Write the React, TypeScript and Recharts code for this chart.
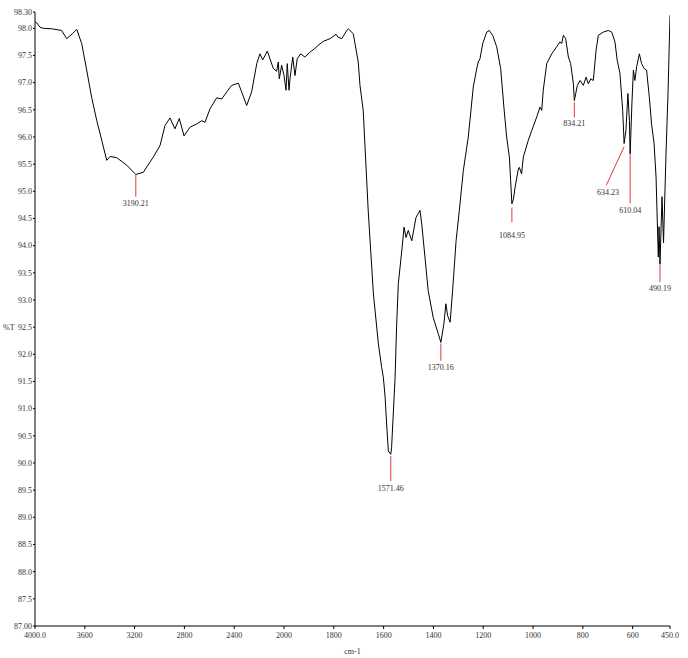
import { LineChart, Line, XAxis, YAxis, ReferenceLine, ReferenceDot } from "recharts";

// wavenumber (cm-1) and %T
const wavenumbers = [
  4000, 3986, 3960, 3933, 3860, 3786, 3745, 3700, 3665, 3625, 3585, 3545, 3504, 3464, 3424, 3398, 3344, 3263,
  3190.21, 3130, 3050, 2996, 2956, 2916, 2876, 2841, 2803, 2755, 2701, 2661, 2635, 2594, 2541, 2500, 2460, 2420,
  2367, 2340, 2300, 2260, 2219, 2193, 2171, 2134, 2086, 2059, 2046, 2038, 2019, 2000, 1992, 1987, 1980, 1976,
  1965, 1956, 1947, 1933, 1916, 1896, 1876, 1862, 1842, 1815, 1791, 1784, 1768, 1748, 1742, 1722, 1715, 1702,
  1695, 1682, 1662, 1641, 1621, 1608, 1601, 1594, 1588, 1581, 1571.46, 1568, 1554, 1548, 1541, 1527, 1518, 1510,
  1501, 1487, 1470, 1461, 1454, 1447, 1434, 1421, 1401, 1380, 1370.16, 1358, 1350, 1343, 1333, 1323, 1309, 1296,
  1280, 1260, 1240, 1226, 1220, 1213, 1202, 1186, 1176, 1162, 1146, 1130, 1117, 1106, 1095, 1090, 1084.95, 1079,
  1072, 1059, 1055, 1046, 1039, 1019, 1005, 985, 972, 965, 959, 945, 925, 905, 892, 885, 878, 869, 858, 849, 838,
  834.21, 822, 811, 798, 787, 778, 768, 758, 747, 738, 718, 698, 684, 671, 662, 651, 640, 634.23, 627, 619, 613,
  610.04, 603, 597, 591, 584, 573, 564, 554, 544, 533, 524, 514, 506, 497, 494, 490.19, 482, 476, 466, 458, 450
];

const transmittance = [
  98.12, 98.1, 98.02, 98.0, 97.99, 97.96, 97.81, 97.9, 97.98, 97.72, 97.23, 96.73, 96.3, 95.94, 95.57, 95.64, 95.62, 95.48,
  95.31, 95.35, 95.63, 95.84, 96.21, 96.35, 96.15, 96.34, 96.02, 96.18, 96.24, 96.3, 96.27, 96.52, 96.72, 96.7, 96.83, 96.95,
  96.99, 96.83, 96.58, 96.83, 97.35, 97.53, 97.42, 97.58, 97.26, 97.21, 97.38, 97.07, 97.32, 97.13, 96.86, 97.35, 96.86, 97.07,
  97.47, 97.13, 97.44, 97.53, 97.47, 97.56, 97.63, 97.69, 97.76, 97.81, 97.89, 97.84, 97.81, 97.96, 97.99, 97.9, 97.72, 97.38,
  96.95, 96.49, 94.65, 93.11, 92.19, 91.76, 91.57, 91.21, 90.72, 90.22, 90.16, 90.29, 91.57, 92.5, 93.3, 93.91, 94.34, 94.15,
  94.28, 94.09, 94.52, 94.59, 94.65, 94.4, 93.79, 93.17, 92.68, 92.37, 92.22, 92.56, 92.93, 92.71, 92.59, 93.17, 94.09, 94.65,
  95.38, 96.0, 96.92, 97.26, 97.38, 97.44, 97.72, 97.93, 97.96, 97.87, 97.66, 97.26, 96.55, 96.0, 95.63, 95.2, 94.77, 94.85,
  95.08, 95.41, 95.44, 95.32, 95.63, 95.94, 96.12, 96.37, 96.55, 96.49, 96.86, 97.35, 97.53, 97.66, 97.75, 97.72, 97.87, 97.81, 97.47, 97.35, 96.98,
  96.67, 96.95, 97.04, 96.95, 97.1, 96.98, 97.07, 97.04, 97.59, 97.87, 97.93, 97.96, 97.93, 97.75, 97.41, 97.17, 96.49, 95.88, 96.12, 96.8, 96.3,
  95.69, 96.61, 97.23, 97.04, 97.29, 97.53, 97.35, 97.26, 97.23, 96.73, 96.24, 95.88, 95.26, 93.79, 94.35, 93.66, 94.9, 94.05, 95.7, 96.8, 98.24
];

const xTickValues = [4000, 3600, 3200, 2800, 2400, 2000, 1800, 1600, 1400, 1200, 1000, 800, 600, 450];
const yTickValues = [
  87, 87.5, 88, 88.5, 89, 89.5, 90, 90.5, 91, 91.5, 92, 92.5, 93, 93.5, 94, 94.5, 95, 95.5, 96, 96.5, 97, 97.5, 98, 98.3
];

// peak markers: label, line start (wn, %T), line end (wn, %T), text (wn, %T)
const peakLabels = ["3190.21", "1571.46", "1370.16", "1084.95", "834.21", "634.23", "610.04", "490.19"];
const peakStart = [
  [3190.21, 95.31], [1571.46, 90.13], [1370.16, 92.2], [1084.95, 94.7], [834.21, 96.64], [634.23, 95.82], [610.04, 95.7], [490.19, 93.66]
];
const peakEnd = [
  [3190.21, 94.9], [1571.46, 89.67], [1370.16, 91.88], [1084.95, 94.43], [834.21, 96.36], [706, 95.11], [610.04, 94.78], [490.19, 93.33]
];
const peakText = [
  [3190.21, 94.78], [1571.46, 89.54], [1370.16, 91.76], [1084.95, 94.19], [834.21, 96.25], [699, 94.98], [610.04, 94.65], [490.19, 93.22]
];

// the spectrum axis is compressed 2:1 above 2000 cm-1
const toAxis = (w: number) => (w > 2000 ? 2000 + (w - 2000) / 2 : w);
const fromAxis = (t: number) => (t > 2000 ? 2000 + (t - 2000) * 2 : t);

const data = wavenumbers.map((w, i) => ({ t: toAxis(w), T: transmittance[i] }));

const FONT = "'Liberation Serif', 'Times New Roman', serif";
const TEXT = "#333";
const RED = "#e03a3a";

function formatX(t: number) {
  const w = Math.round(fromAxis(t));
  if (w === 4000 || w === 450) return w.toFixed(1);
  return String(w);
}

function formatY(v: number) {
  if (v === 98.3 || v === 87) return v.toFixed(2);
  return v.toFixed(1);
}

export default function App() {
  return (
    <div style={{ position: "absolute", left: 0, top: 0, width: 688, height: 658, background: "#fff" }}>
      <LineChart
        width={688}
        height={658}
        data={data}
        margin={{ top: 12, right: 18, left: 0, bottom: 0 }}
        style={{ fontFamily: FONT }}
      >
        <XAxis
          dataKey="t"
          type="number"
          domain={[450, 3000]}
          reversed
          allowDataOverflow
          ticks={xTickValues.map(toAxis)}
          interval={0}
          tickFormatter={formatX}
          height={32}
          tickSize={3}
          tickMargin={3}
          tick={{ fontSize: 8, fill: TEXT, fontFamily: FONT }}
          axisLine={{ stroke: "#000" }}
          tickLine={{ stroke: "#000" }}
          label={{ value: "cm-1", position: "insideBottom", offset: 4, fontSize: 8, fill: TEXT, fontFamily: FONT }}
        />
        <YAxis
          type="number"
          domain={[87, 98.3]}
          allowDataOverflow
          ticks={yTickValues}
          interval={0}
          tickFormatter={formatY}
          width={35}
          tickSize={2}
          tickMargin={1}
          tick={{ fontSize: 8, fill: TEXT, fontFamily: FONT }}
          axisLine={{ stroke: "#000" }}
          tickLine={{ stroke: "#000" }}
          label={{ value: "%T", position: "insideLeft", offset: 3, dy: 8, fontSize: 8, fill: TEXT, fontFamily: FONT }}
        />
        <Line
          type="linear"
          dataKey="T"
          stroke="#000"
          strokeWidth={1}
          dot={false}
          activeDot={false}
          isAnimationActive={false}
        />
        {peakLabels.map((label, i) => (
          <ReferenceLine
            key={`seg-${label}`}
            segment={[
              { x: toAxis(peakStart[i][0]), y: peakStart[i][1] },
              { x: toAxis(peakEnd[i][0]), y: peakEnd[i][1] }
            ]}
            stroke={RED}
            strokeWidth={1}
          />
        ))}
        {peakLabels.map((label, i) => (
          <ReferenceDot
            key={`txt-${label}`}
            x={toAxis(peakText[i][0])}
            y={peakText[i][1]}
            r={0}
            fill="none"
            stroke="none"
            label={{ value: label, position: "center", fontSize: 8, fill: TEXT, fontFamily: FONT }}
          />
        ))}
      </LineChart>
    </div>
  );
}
....................
» **Exercise brief**
Please quote the lines of the material, beginning with the first and ending with the one that contains "YAxis, ReferenceLine, ReferenceDot", exactly as written and without any pictures.

» **Worked answer**
Write the React, TypeScript and Recharts code for this chart.
import { LineChart, Line, XAxis, YAxis, ReferenceLine, ReferenceDot } from "recharts";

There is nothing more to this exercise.